*EXERCISE INPUTS*.
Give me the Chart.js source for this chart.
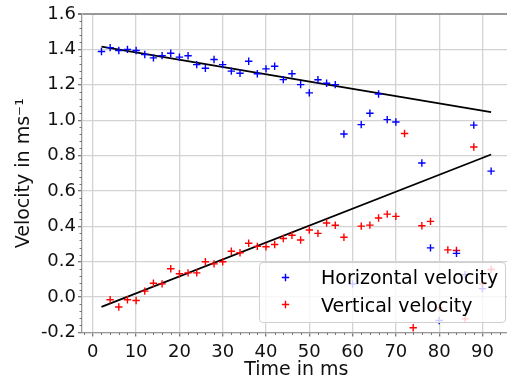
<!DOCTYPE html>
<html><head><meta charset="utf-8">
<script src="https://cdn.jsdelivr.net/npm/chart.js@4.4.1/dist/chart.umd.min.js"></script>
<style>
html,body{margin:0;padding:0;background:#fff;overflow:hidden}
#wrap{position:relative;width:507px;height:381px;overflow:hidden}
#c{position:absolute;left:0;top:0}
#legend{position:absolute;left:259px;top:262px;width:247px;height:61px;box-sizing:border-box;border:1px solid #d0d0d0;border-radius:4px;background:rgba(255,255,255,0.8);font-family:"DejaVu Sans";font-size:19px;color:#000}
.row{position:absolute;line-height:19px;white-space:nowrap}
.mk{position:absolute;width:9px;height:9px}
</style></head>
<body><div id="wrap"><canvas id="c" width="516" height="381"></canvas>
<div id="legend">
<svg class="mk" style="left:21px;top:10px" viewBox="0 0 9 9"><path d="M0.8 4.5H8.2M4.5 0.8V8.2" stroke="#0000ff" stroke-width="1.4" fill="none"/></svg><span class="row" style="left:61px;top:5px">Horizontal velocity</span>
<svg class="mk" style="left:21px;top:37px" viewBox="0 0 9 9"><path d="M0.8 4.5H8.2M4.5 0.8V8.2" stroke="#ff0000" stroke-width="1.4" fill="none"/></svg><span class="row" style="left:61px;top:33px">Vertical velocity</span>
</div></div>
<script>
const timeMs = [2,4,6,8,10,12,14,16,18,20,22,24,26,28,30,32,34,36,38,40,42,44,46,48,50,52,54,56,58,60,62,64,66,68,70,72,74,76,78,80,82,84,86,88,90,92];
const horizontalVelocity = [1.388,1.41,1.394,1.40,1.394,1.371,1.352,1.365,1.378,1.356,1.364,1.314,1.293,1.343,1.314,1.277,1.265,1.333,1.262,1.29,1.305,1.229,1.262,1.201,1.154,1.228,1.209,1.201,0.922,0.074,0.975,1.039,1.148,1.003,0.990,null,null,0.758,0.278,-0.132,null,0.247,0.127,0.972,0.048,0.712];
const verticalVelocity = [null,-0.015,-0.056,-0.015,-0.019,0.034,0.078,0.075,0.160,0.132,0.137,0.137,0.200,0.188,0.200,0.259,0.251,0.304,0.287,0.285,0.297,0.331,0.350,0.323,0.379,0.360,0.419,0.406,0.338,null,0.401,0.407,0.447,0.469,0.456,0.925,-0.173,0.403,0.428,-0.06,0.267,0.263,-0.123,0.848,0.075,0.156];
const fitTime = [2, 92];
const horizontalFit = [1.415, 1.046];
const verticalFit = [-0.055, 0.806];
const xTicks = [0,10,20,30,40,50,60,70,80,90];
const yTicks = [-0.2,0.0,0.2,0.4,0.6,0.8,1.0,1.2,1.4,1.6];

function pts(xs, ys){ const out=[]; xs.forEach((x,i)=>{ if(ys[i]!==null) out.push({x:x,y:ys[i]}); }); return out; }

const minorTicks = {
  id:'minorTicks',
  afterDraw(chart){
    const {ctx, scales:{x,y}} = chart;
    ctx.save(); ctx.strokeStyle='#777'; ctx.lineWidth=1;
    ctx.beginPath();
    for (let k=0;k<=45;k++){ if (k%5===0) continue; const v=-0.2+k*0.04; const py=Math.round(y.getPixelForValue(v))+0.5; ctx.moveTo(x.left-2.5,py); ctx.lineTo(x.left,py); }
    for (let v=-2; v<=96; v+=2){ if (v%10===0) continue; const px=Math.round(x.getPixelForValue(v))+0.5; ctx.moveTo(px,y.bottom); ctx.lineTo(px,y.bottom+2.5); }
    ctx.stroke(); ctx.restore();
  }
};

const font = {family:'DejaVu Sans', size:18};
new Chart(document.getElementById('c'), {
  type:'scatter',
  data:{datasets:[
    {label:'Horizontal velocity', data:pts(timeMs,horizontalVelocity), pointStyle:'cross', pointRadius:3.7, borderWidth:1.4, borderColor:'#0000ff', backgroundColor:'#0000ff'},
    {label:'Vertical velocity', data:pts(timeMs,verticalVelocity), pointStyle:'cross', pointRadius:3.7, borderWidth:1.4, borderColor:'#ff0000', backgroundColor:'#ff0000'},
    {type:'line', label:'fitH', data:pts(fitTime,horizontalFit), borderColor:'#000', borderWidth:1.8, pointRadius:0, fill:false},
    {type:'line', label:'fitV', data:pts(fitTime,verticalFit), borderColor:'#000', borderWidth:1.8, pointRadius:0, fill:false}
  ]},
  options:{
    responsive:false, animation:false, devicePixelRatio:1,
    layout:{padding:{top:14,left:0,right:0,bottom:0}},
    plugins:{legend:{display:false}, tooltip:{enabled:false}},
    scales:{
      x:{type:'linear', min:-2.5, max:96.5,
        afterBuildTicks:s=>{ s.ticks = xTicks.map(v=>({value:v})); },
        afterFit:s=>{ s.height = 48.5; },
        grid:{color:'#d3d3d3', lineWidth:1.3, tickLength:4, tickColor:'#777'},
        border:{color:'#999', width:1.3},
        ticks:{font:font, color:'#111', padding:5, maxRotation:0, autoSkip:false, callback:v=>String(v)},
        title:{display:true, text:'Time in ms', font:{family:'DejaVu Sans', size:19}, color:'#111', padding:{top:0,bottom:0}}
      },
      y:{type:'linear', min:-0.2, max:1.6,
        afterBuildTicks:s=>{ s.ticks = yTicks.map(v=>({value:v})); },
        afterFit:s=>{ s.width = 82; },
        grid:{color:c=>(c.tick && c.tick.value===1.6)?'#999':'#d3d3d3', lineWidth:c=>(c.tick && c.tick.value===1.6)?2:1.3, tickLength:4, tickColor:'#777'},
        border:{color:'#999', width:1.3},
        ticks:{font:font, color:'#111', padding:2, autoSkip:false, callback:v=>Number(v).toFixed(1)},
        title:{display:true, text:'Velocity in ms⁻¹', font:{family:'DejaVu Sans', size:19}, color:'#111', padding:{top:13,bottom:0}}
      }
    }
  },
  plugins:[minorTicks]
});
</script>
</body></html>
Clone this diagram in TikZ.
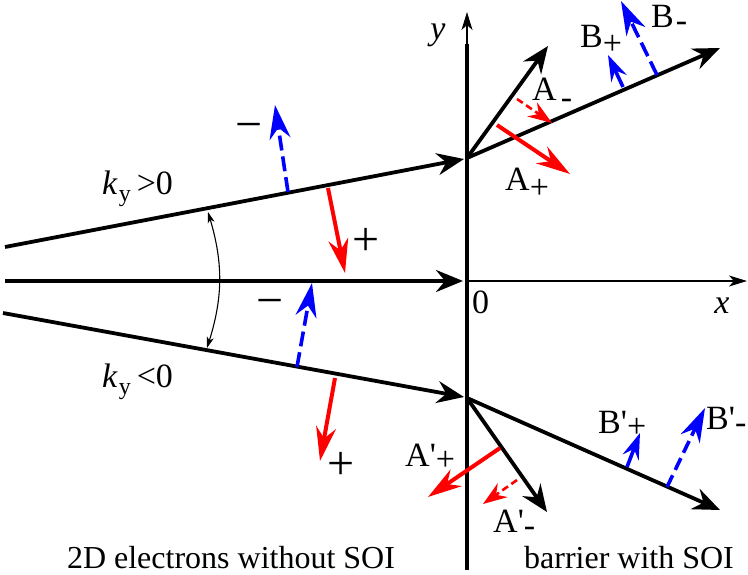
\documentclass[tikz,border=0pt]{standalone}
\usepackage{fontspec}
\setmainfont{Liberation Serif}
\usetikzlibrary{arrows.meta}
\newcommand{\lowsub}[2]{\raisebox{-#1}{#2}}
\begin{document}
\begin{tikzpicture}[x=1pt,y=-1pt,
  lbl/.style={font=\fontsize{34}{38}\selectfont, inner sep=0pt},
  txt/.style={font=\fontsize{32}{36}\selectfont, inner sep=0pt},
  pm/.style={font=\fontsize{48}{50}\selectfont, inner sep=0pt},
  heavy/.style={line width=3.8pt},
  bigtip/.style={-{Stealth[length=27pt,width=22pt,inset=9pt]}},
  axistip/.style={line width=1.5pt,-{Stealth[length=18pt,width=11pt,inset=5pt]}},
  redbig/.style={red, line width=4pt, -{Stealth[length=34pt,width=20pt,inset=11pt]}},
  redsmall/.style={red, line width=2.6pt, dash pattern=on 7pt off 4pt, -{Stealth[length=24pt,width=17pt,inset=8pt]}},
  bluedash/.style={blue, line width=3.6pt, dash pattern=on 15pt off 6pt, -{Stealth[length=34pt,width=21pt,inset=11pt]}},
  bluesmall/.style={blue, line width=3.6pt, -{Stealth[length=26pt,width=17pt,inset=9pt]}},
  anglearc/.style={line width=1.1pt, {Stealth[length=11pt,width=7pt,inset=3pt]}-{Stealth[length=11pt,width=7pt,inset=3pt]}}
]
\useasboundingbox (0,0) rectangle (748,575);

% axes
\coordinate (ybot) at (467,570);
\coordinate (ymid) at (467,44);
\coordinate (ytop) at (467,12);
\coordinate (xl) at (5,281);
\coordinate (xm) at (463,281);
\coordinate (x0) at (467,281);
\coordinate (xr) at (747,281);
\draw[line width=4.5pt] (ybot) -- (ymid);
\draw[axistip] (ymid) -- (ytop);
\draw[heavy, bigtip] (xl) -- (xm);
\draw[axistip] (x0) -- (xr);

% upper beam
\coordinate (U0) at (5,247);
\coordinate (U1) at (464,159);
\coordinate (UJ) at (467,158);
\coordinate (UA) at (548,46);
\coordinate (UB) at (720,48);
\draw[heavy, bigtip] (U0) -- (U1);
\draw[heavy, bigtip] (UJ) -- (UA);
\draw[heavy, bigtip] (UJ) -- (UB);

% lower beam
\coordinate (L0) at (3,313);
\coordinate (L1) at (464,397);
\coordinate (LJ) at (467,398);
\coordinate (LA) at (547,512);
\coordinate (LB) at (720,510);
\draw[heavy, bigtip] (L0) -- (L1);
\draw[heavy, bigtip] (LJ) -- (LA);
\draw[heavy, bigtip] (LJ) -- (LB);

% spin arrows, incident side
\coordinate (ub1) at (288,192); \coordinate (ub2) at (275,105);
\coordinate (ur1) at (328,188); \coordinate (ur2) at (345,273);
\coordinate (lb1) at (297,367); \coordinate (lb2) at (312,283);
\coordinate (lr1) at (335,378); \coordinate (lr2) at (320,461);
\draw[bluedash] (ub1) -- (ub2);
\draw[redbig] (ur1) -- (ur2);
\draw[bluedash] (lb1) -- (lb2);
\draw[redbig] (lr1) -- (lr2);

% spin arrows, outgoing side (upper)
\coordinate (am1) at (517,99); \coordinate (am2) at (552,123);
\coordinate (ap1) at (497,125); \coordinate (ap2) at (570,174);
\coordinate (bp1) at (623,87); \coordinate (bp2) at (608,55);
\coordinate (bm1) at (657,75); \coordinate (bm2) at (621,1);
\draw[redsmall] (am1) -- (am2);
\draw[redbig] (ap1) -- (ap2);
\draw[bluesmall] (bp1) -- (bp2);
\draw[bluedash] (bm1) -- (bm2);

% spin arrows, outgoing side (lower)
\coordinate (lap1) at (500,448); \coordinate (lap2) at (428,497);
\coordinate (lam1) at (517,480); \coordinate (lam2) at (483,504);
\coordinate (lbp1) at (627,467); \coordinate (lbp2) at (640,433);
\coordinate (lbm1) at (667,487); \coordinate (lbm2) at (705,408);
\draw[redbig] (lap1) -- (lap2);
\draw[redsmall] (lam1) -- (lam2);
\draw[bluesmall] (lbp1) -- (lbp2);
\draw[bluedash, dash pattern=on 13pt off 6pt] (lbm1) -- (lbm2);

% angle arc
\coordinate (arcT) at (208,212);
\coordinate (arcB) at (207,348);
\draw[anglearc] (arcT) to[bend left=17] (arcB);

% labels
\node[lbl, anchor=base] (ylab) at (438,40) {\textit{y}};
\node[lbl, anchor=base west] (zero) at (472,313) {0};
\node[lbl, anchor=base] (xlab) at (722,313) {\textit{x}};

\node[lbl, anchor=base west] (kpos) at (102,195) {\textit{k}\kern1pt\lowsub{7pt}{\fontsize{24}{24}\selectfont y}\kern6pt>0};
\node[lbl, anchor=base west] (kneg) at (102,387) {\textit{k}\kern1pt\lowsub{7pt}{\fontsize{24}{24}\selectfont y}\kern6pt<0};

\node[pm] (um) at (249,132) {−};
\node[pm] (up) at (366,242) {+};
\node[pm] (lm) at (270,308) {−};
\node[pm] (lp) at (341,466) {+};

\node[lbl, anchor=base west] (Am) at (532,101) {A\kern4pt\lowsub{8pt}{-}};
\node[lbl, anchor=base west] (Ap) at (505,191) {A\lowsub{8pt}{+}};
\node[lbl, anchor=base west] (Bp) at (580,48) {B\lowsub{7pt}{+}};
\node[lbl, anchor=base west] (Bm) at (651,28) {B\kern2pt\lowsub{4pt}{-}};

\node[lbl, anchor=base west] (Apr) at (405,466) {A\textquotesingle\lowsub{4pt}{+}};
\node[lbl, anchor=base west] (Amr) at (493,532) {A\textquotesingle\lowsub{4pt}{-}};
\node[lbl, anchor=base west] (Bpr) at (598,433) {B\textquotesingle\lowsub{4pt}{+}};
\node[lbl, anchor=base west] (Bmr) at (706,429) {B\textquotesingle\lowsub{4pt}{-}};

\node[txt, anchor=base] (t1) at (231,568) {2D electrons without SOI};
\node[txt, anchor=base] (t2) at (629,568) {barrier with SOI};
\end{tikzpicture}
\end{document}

*DIRECTIONS FOR THIS TASK*.
Reproduce only the lines running from the one that has "Clone this diagram in TikZ." through the one that has "bigtip] (LJ) -- (LB);", ends included. Any pictures in that stretch should not be copied.

*RESPONSE TO THE EXERCISE*.
Clone this diagram in TikZ.
\documentclass[tikz,border=0pt]{standalone}
\usepackage{fontspec}
\setmainfont{Liberation Serif}
\usetikzlibrary{arrows.meta}
\newcommand{\lowsub}[2]{\raisebox{-#1}{#2}}
\begin{document}
\begin{tikzpicture}[x=1pt,y=-1pt,
  lbl/.style={font=\fontsize{34}{38}\selectfont, inner sep=0pt},
  txt/.style={font=\fontsize{32}{36}\selectfont, inner sep=0pt},
  pm/.style={font=\fontsize{48}{50}\selectfont, inner sep=0pt},
  heavy/.style={line width=3.8pt},
  bigtip/.style={-{Stealth[length=27pt,width=22pt,inset=9pt]}},
  axistip/.style={line width=1.5pt,-{Stealth[length=18pt,width=11pt,inset=5pt]}},
  redbig/.style={red, line width=4pt, -{Stealth[length=34pt,width=20pt,inset=11pt]}},
  redsmall/.style={red, line width=2.6pt, dash pattern=on 7pt off 4pt, -{Stealth[length=24pt,width=17pt,inset=8pt]}},
  bluedash/.style={blue, line width=3.6pt, dash pattern=on 15pt off 6pt, -{Stealth[length=34pt,width=21pt,inset=11pt]}},
  bluesmall/.style={blue, line width=3.6pt, -{Stealth[length=26pt,width=17pt,inset=9pt]}},
  anglearc/.style={line width=1.1pt, {Stealth[length=11pt,width=7pt,inset=3pt]}-{Stealth[length=11pt,width=7pt,inset=3pt]}}
]
\useasboundingbox (0,0) rectangle (748,575);

% axes
\coordinate (ybot) at (467,570);
\coordinate (ymid) at (467,44);
\coordinate (ytop) at (467,12);
\coordinate (xl) at (5,281);
\coordinate (xm) at (463,281);
\coordinate (x0) at (467,281);
\coordinate (xr) at (747,281);
\draw[line width=4.5pt] (ybot) -- (ymid);
\draw[axistip] (ymid) -- (ytop);
\draw[heavy, bigtip] (xl) -- (xm);
\draw[axistip] (x0) -- (xr);

% upper beam
\coordinate (U0) at (5,247);
\coordinate (U1) at (464,159);
\coordinate (UJ) at (467,158);
\coordinate (UA) at (548,46);
\coordinate (UB) at (720,48);
\draw[heavy, bigtip] (U0) -- (U1);
\draw[heavy, bigtip] (UJ) -- (UA);
\draw[heavy, bigtip] (UJ) -- (UB);

% lower beam
\coordinate (L0) at (3,313);
\coordinate (L1) at (464,397);
\coordinate (LJ) at (467,398);
\coordinate (LA) at (547,512);
\coordinate (LB) at (720,510);
\draw[heavy, bigtip] (L0) -- (L1);
\draw[heavy, bigtip] (LJ) -- (LA);
\draw[heavy, bigtip] (LJ) -- (LB);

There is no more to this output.